** start of Information shown **

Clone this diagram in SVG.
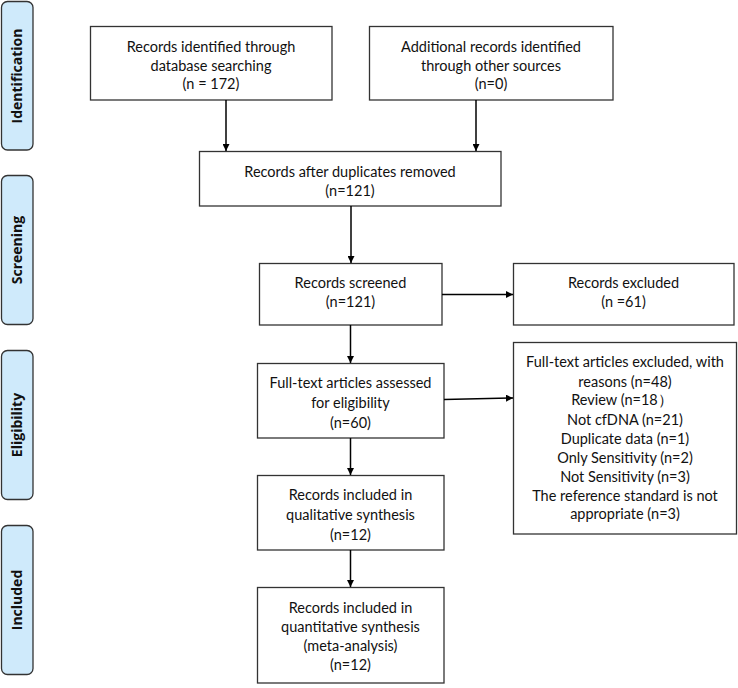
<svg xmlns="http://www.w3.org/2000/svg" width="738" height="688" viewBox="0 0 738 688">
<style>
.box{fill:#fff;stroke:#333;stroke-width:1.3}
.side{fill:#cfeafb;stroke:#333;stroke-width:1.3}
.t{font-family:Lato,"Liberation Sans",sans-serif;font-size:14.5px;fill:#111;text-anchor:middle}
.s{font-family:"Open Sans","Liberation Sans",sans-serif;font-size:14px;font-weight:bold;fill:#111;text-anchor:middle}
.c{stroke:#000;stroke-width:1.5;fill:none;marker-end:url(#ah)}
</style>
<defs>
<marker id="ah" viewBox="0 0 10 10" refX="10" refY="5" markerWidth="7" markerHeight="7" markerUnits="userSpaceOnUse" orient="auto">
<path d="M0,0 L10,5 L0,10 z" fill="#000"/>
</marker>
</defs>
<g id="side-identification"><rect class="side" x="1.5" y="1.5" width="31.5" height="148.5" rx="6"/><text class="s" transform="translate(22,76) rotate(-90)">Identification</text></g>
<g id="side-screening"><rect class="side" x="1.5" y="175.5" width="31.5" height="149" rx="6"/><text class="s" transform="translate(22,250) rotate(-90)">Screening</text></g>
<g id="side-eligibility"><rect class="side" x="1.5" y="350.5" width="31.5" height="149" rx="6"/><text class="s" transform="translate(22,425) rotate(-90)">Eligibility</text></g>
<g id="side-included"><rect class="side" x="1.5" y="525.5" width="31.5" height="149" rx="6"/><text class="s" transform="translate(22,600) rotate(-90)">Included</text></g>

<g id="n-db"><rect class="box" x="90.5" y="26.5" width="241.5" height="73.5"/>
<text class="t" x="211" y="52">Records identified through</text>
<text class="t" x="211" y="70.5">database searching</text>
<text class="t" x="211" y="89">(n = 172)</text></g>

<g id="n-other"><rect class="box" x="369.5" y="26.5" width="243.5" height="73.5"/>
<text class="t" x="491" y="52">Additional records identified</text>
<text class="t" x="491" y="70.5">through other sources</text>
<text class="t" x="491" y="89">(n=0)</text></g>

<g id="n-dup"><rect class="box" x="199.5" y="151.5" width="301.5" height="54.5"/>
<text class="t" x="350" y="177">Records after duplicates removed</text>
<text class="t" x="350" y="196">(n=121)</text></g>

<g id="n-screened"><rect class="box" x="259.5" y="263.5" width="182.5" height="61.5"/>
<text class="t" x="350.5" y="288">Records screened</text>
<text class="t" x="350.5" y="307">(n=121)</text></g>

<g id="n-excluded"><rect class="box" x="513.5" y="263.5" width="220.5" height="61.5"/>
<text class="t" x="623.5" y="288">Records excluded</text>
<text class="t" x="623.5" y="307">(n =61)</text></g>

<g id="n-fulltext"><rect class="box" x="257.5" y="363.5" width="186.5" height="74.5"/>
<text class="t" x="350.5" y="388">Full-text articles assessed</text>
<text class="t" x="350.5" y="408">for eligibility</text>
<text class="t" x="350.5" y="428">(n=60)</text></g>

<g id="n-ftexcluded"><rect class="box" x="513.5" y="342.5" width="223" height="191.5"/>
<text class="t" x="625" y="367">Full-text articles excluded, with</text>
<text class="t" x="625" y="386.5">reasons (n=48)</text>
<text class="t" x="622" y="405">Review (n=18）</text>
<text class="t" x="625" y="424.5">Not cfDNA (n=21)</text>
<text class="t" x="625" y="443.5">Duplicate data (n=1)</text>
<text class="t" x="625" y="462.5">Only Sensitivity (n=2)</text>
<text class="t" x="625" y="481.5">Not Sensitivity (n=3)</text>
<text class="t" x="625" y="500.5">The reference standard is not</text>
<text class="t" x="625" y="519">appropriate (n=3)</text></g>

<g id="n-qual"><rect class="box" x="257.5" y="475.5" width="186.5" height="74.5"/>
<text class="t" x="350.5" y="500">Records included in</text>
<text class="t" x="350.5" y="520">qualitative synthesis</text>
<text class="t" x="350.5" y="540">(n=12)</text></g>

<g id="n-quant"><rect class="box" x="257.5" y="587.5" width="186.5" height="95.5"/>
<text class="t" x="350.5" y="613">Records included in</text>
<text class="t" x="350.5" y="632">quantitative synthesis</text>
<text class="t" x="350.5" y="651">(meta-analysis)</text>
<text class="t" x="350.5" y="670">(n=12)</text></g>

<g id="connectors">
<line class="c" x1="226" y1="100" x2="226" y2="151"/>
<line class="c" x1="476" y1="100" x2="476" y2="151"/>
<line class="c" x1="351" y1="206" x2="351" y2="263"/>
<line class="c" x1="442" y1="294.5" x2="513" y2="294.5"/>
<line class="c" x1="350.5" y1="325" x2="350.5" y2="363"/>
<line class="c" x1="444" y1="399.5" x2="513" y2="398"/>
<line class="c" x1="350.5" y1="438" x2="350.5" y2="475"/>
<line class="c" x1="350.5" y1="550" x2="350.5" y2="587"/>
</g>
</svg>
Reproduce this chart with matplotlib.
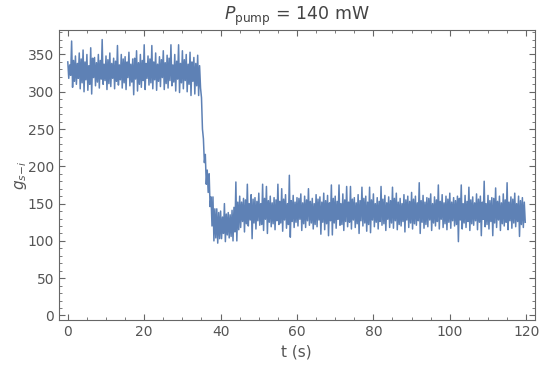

** end of Information shown **

• _Directive_:
Filter the entries above down to the lines containing the word "this".

• _Task answer_:
Clone this diagram in SVG.
Reproduce this chart with matplotlib.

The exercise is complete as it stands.